Einde inhoudsopgave
Besluit bijstandverlening zelfstandigen 2004
Artikel 43 Beëindiging bedrijf of zelfstandig beroep
Geldend
Geldend vanaf 01-01-2020
- Bronpublicatie:
18-09-2019, Stb. 2019, 306 (uitgifte: 30-09-2019, kamerstukken/regelingnummer: -)
- Inwerkingtreding
01-01-2020
- Bronpublicatie inwerkingtreding:
18-09-2019, Stb. 2019, 306 (uitgifte: 30-09-2019, kamerstukken/regelingnummer: -)
- Vakgebied(en)
Sociale zekerheid bijstand / Algemene bijstand
1.
Bij beëindiging van het bedrijf of zelfstandig beroep wordt de lening, behoudens in het geval artikel 42 toepassing vindt, volledig terugbetaald. Gestelde zekerheden worden volledig uitgewonnen. In afwijking daarvan blijft, op verzoek van de betrokkene en voor zover mogelijk, een lening onder hypothecair verband, verbonden aan de eigen woning met bijbehorend erf, gehandhaafd of wordt deze tot de onbelaste waarde van deze woning gevestigd.
2.
Indien na beëindiging van het bedrijf of zelfstandig beroep een deel van de lening resteert en deze niet met toepassing van het vorige lid onder hypothecair verband is verleend, kan in het geval van niet verwijtbaarheid het resterende deel van de lening vanaf de beëindiging renteloos worden gemaakt.

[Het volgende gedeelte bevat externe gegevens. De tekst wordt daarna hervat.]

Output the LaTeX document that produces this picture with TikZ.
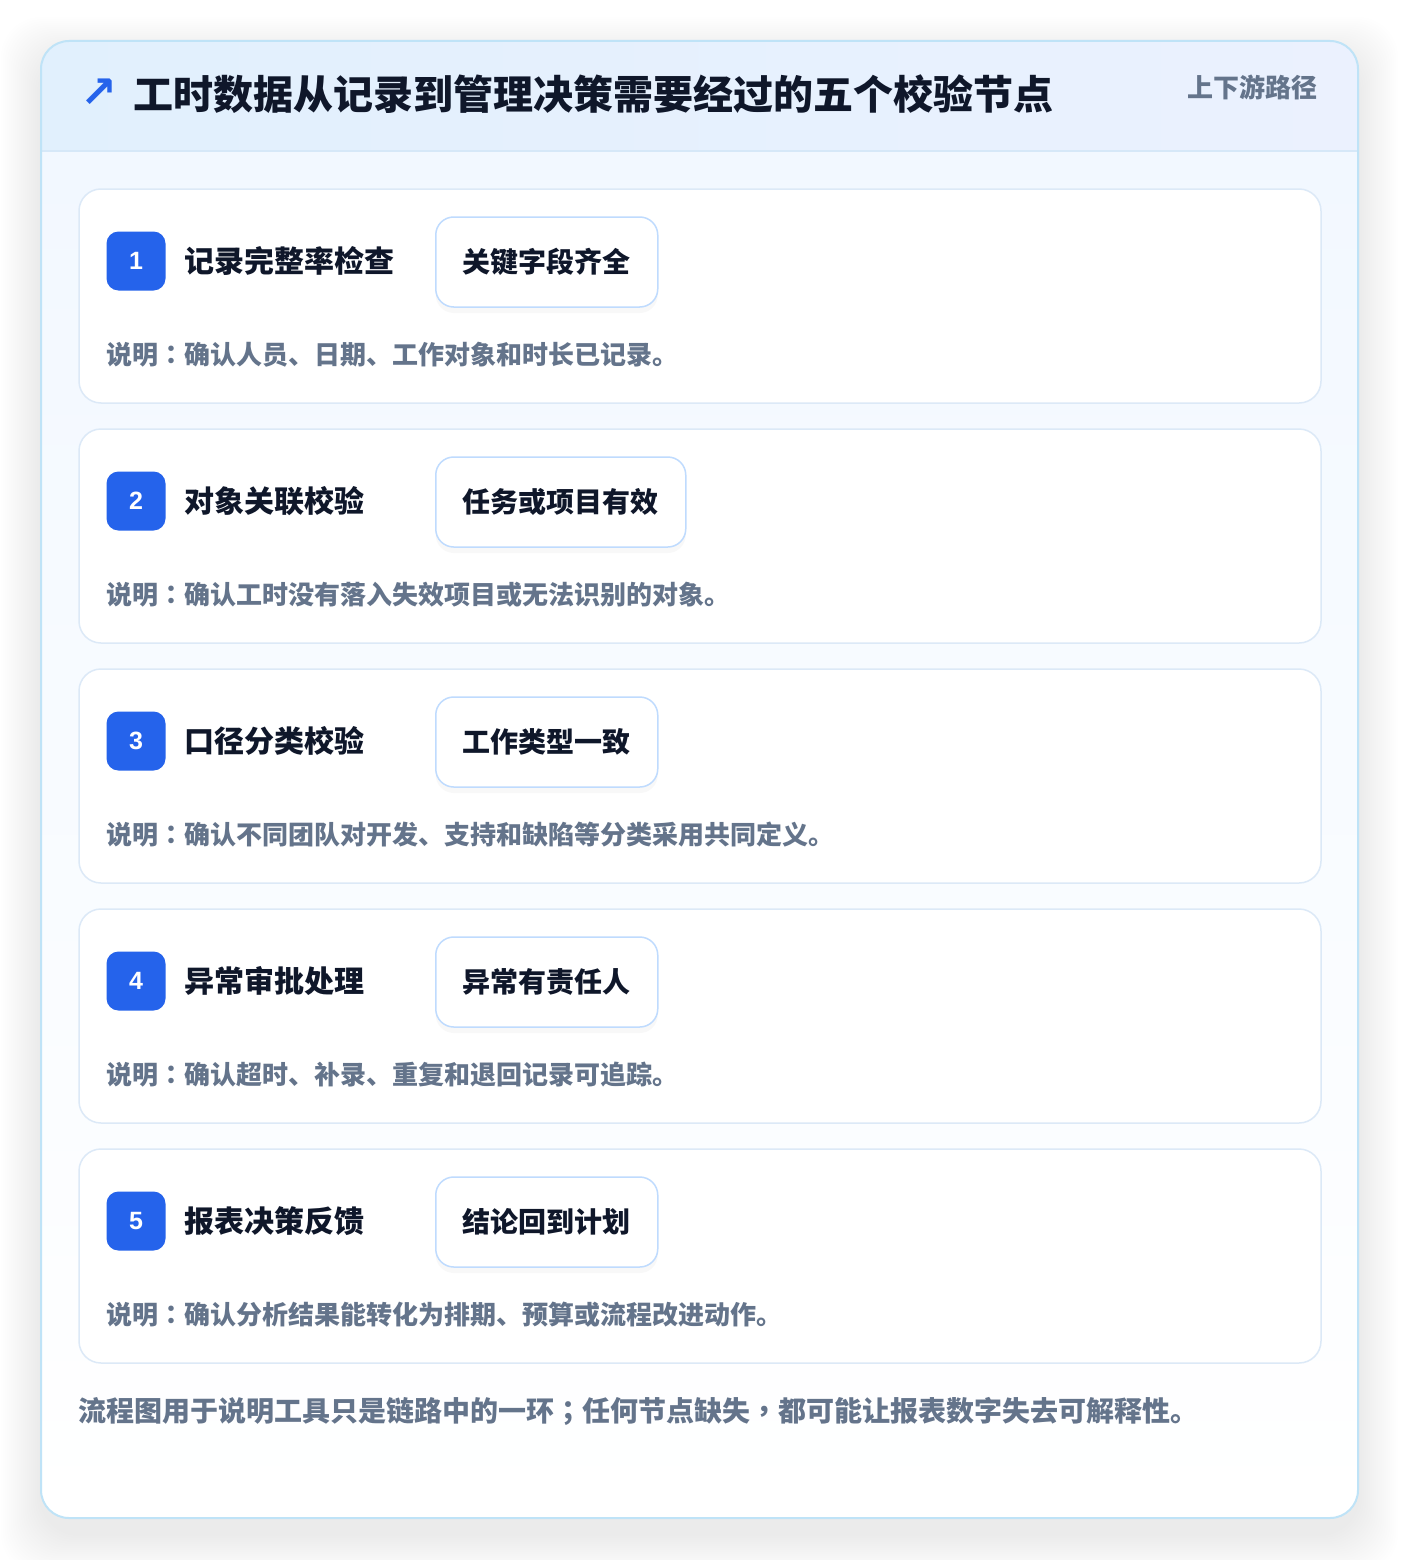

In het geval van een renteloos gemaakte lening dient gedurende de periode van vijf jaar na beëindiging van het bedrijf of zelfstandig beroep 50 procent van het netto inkomen boven de bijstandsnorm, bedoeld in hoofdstuk 3, paragrafen 3.2 en 3.3, van de wet, besteed te worden voor aflossing van deze lening.
3.
De lening, die de zelfstandige bij de beëindiging op grond van het eerste lid gehouden is terug te betalen, is een lening als bedoeld in artikel 58, tweede lid, onderdeel b, van de wet.